Insights
Dataleo Insight · 2026-06-15· Supply Chain AI

AI Around Optimization: Better Inputs, Decisions and Learning Loops

Alex Bokov argues that the most practical role for AI in supply chain planning is not to replace planners or established optimization engines. Instead, AI can improve the data entering the plan, help users interpret planning outcomes and capture learning from previous decisions.

At the center of the architecture, mathematical and constraint-based planning remain responsible for generating feasible plans. Poor results often originate in weak master data, missing business rules, unrealistic capacity assumptions or misaligned parameters rather than shortcomings in the optimization method itself.

AI can add value before a planning run by detecting abnormal lead times, capacity assumptions and inconsistencies between master data and execution history. After the run, it can translate constraints, bottlenecks and trade-offs into clearer business language, supporting faster decision support.

The most important longer-term opportunity is the feedback loop. Accepted and rejected recommendations, planner overrides, inaccurate assumptions and execution outcomes can become governed inputs for future cycles.
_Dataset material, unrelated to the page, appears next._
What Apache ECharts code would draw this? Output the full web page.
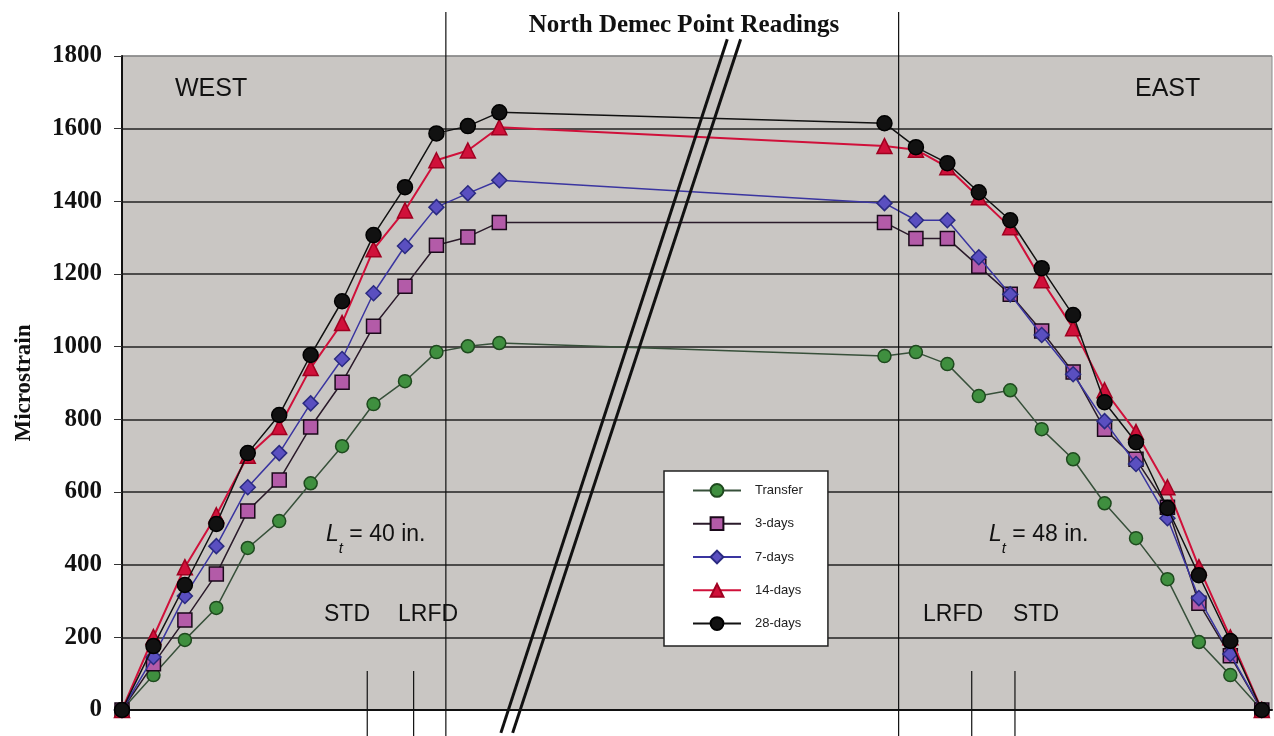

This requires explicit ownership of planning rules, validation criteria, version control and a manual override process. Without those controls, the system risks learning from inconsistent or poorly documented decisions.

The resulting model is AI around optimization: established planning logic generates the plan, AI improves inputs and interpretation, and planners retain accountability for scenarios, exceptions and operational trade-offs.